EXERCISE PROMPT = Output the material word for word. Leave each picture out.

MATERIAL =
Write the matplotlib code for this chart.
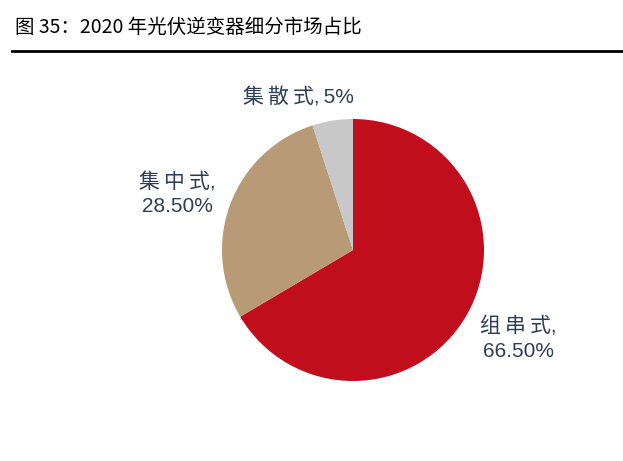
import matplotlib
matplotlib.use("Agg")
import matplotlib.pyplot as plt

categories = ["组串式", "集中式", "集散式"]
values = [66.5, 28.5, 5.0]
value_labels = ["66.50%", "28.50%", "5%"]
colors = ["#C10E1D", "#B99A77", "#C8C8C8"]

plt.rcParams['font.family'] = ['Liberation Sans', 'Noto Sans CJK SC', 'DejaVu Sans']

W, H = 623, 461
fig = plt.figure(figsize=(W / 100, H / 100), dpi=100)

cx, cy, r = 353, 250, 131
ax = fig.add_axes([(cx - r) / W, (H - cy - r) / H, 2 * r / W, 2 * r / H])
ax.pie(values, colors=colors, startangle=90, counterclock=False, radius=1,
       wedgeprops=dict(linewidth=0))
ax.set_xlim(-1, 1)
ax.set_ylim(-1, 1)
ax.set_aspect('equal')
ax.axis('off')

txt_color = "#2E3D57"
label_pos = [(1.265, -0.675), (-1.34, 0.43), (-0.42, 1.165)]
for i, (cat, lab) in enumerate(zip(categories, value_labels)):
    spaced = "\u2009".join(cat)
    if i == 2:
        s = f"{spaced},\u2009{lab}"
    else:
        s = f"{spaced},\n{lab}"
    ax.text(label_pos[i][0], label_pos[i][1], s, ha='center', va='center',
            fontsize=15, color=txt_color, linespacing=1.4)

fig.text(15 / W, 1 - 27 / H, "图 35：2020 年光伏逆变器细分市场占比",
         fontsize=14, ha='left', va='center', color='black',
         family=['Noto Sans CJK SC', 'DejaVu Sans'])
fig.add_artist(plt.Line2D([12 / W, 1], [1 - 51 / H, 1 - 51 / H],
                          transform=fig.transFigure, color='black', linewidth=2))

fig.savefig("out.png", dpi=100)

RESULT OF THE TASK =
Write the matplotlib code for this chart.
import matplotlib
matplotlib.use("Agg")
import matplotlib.pyplot as plt

categories = ["组串式", "集中式", "集散式"]
values = [66.5, 28.5, 5.0]
value_labels = ["66.50%", "28.50%", "5%"]
colors = ["#C10E1D", "#B99A77", "#C8C8C8"]

plt.rcParams['font.family'] = ['Liberation Sans', 'Noto Sans CJK SC', 'DejaVu Sans']

W, H = 623, 461
fig = plt.figure(figsize=(W / 100, H / 100), dpi=100)

cx, cy, r = 353, 250, 131
ax = fig.add_axes([(cx - r) / W, (H - cy - r) / H, 2 * r / W, 2 * r / H])
ax.pie(values, colors=colors, startangle=90, counterclock=False, radius=1,
       wedgeprops=dict(linewidth=0))
ax.set_xlim(-1, 1)
ax.set_ylim(-1, 1)
ax.set_aspect('equal')
ax.axis('off')

txt_color = "#2E3D57"
label_pos = [(1.265, -0.675), (-1.34, 0.43), (-0.42, 1.165)]
for i, (cat, lab) in enumerate(zip(categories, value_labels)):
    spaced = "\u2009".join(cat)
    if i == 2:
        s = f"{spaced},\u2009{lab}"
    else:
        s = f"{spaced},\n{lab}"
    ax.text(label_pos[i][0], label_pos[i][1], s, ha='center', va='center',
            fontsize=15, color=txt_color, linespacing=1.4)

fig.text(15 / W, 1 - 27 / H, "图 35：2020 年光伏逆变器细分市场占比",
         fontsize=14, ha='left', va='center', color='black',
         family=['Noto Sans CJK SC', 'DejaVu Sans'])
fig.add_artist(plt.Line2D([12 / W, 1], [1 - 51 / H, 1 - 51 / H],
                          transform=fig.transFigure, color='black', linewidth=2))

fig.savefig("out.png", dpi=100)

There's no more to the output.